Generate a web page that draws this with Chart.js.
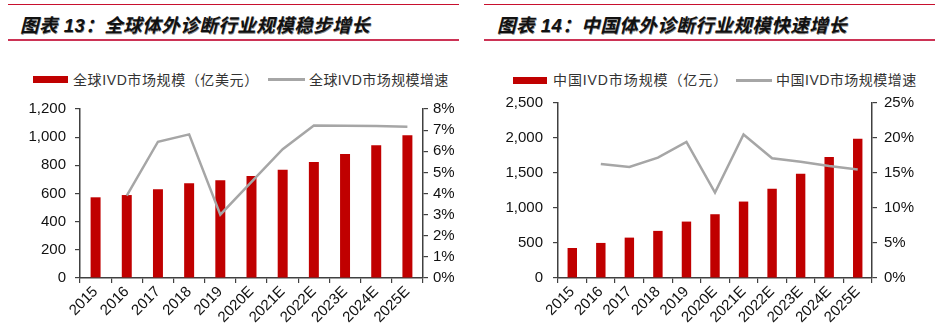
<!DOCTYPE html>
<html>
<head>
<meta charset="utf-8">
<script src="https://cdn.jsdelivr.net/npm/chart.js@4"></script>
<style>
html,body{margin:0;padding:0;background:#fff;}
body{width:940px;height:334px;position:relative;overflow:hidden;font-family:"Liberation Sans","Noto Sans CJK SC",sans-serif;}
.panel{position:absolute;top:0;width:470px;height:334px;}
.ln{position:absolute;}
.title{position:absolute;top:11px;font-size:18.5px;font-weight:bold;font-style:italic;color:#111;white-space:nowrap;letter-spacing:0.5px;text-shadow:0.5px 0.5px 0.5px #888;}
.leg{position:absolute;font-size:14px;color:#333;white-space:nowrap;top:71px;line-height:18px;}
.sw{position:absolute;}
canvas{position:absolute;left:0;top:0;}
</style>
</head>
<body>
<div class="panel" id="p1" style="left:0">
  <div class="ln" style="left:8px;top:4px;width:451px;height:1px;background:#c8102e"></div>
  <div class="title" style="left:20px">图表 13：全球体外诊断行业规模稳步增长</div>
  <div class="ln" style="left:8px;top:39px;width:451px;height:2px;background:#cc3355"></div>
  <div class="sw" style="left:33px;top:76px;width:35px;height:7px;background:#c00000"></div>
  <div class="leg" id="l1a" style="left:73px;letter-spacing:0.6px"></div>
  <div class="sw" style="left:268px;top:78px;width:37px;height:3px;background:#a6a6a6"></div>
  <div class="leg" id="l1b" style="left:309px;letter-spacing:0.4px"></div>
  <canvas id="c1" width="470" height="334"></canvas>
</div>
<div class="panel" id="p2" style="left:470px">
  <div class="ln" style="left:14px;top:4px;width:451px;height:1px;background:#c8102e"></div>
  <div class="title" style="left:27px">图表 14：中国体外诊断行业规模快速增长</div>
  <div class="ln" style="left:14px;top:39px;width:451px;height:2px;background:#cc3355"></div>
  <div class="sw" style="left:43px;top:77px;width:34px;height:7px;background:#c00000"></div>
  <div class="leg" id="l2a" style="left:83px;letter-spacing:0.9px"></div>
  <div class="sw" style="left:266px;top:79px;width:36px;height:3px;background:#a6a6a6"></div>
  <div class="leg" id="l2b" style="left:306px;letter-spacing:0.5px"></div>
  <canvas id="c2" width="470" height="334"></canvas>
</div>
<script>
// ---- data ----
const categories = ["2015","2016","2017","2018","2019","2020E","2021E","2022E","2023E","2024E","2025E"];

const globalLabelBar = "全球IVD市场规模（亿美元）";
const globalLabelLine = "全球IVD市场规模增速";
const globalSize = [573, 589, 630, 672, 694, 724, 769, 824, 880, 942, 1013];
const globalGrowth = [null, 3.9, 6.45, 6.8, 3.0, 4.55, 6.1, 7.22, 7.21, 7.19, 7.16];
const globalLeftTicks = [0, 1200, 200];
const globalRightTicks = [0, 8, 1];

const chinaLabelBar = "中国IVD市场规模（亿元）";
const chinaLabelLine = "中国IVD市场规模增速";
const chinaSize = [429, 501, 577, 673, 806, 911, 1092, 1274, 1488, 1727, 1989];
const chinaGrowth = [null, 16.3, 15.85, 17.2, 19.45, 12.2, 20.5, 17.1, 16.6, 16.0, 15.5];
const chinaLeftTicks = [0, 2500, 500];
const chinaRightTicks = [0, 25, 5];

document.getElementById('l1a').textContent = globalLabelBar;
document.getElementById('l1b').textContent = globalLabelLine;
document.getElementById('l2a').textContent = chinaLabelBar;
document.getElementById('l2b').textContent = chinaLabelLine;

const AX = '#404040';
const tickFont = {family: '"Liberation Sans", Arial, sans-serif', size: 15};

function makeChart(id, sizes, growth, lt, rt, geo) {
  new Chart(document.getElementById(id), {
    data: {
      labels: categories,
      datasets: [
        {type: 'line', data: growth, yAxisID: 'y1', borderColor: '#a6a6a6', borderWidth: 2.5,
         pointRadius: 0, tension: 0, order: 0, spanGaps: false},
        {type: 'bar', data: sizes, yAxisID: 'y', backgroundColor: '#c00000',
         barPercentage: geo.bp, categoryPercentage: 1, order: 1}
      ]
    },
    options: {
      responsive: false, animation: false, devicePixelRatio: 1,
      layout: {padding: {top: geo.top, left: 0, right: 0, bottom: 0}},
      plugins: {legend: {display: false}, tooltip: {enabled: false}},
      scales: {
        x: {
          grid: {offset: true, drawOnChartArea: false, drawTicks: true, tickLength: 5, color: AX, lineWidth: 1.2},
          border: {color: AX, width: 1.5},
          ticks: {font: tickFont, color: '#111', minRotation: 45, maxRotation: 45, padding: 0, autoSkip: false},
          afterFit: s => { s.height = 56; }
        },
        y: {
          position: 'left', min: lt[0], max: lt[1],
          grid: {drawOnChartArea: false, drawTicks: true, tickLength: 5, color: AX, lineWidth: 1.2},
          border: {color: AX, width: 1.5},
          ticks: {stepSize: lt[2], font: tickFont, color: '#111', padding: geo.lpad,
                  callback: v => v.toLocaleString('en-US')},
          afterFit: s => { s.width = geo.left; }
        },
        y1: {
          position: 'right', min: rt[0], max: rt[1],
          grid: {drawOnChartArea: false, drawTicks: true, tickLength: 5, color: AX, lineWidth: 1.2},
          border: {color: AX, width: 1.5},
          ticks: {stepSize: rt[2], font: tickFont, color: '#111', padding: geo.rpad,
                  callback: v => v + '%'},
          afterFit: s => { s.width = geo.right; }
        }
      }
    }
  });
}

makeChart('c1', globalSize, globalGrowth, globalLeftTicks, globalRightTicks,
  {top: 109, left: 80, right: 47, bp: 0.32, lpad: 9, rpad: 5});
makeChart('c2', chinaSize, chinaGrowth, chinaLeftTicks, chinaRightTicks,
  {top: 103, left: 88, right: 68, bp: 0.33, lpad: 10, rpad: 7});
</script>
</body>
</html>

····················

Stated problem -
Give all the lines above again, character for character, without pictures.

Result of this task -
Generate a web page that draws this with Chart.js.
<!DOCTYPE html>
<html>
<head>
<meta charset="utf-8">
<script src="https://cdn.jsdelivr.net/npm/chart.js@4"></script>
<style>
html,body{margin:0;padding:0;background:#fff;}
body{width:940px;height:334px;position:relative;overflow:hidden;font-family:"Liberation Sans","Noto Sans CJK SC",sans-serif;}
.panel{position:absolute;top:0;width:470px;height:334px;}
.ln{position:absolute;}
.title{position:absolute;top:11px;font-size:18.5px;font-weight:bold;font-style:italic;color:#111;white-space:nowrap;letter-spacing:0.5px;text-shadow:0.5px 0.5px 0.5px #888;}
.leg{position:absolute;font-size:14px;color:#333;white-space:nowrap;top:71px;line-height:18px;}
.sw{position:absolute;}
canvas{position:absolute;left:0;top:0;}
</style>
</head>
<body>
<div class="panel" id="p1" style="left:0">
  <div class="ln" style="left:8px;top:4px;width:451px;height:1px;background:#c8102e"></div>
  <div class="title" style="left:20px">图表 13：全球体外诊断行业规模稳步增长</div>
  <div class="ln" style="left:8px;top:39px;width:451px;height:2px;background:#cc3355"></div>
  <div class="sw" style="left:33px;top:76px;width:35px;height:7px;background:#c00000"></div>
  <div class="leg" id="l1a" style="left:73px;letter-spacing:0.6px"></div>
  <div class="sw" style="left:268px;top:78px;width:37px;height:3px;background:#a6a6a6"></div>
  <div class="leg" id="l1b" style="left:309px;letter-spacing:0.4px"></div>
  <canvas id="c1" width="470" height="334"></canvas>
</div>
<div class="panel" id="p2" style="left:470px">
  <div class="ln" style="left:14px;top:4px;width:451px;height:1px;background:#c8102e"></div>
  <div class="title" style="left:27px">图表 14：中国体外诊断行业规模快速增长</div>
  <div class="ln" style="left:14px;top:39px;width:451px;height:2px;background:#cc3355"></div>
  <div class="sw" style="left:43px;top:77px;width:34px;height:7px;background:#c00000"></div>
  <div class="leg" id="l2a" style="left:83px;letter-spacing:0.9px"></div>
  <div class="sw" style="left:266px;top:79px;width:36px;height:3px;background:#a6a6a6"></div>
  <div class="leg" id="l2b" style="left:306px;letter-spacing:0.5px"></div>
  <canvas id="c2" width="470" height="334"></canvas>
</div>
<script>
// ---- data ----
const categories = ["2015","2016","2017","2018","2019","2020E","2021E","2022E","2023E","2024E","2025E"];

const globalLabelBar = "全球IVD市场规模（亿美元）";
const globalLabelLine = "全球IVD市场规模增速";
const globalSize = [573, 589, 630, 672, 694, 724, 769, 824, 880, 942, 1013];
const globalGrowth = [null, 3.9, 6.45, 6.8, 3.0, 4.55, 6.1, 7.22, 7.21, 7.19, 7.16];
const globalLeftTicks = [0, 1200, 200];
const globalRightTicks = [0, 8, 1];

const chinaLabelBar = "中国IVD市场规模（亿元）";
const chinaLabelLine = "中国IVD市场规模增速";
const chinaSize = [429, 501, 577, 673, 806, 911, 1092, 1274, 1488, 1727, 1989];
const chinaGrowth = [null, 16.3, 15.85, 17.2, 19.45, 12.2, 20.5, 17.1, 16.6, 16.0, 15.5];
const chinaLeftTicks = [0, 2500, 500];
const chinaRightTicks = [0, 25, 5];

document.getElementById('l1a').textContent = globalLabelBar;
document.getElementById('l1b').textContent = globalLabelLine;
document.getElementById('l2a').textContent = chinaLabelBar;
document.getElementById('l2b').textContent = chinaLabelLine;

const AX = '#404040';
const tickFont = {family: '"Liberation Sans", Arial, sans-serif', size: 15};

function makeChart(id, sizes, growth, lt, rt, geo) {
  new Chart(document.getElementById(id), {
    data: {
      labels: categories,
      datasets: [
        {type: 'line', data: growth, yAxisID: 'y1', borderColor: '#a6a6a6', borderWidth: 2.5,
         pointRadius: 0, tension: 0, order: 0, spanGaps: false},
        {type: 'bar', data: sizes, yAxisID: 'y', backgroundColor: '#c00000',
         barPercentage: geo.bp, categoryPercentage: 1, order: 1}
      ]
    },
    options: {
      responsive: false, animation: false, devicePixelRatio: 1,
      layout: {padding: {top: geo.top, left: 0, right: 0, bottom: 0}},
      plugins: {legend: {display: false}, tooltip: {enabled: false}},
      scales: {
        x: {
          grid: {offset: true, drawOnChartArea: false, drawTicks: true, tickLength: 5, color: AX, lineWidth: 1.2},
          border: {color: AX, width: 1.5},
          ticks: {font: tickFont, color: '#111', minRotation: 45, maxRotation: 45, padding: 0, autoSkip: false},
          afterFit: s => { s.height = 56; }
        },
        y: {
          position: 'left', min: lt[0], max: lt[1],
          grid: {drawOnChartArea: false, drawTicks: true, tickLength: 5, color: AX, lineWidth: 1.2},
          border: {color: AX, width: 1.5},
          ticks: {stepSize: lt[2], font: tickFont, color: '#111', padding: geo.lpad,
                  callback: v => v.toLocaleString('en-US')},
          afterFit: s => { s.width = geo.left; }
        },
        y1: {
          position: 'right', min: rt[0], max: rt[1],
          grid: {drawOnChartArea: false, drawTicks: true, tickLength: 5, color: AX, lineWidth: 1.2},
          border: {color: AX, width: 1.5},
          ticks: {stepSize: rt[2], font: tickFont, color: '#111', padding: geo.rpad,
                  callback: v => v + '%'},
          afterFit: s => { s.width = geo.right; }
        }
      }
    }
  });
}

makeChart('c1', globalSize, globalGrowth, globalLeftTicks, globalRightTicks,
  {top: 109, left: 80, right: 47, bp: 0.32, lpad: 9, rpad: 5});
makeChart('c2', chinaSize, chinaGrowth, chinaLeftTicks, chinaRightTicks,
  {top: 103, left: 88, right: 68, bp: 0.33, lpad: 10, rpad: 7});
</script>
</body>
</html>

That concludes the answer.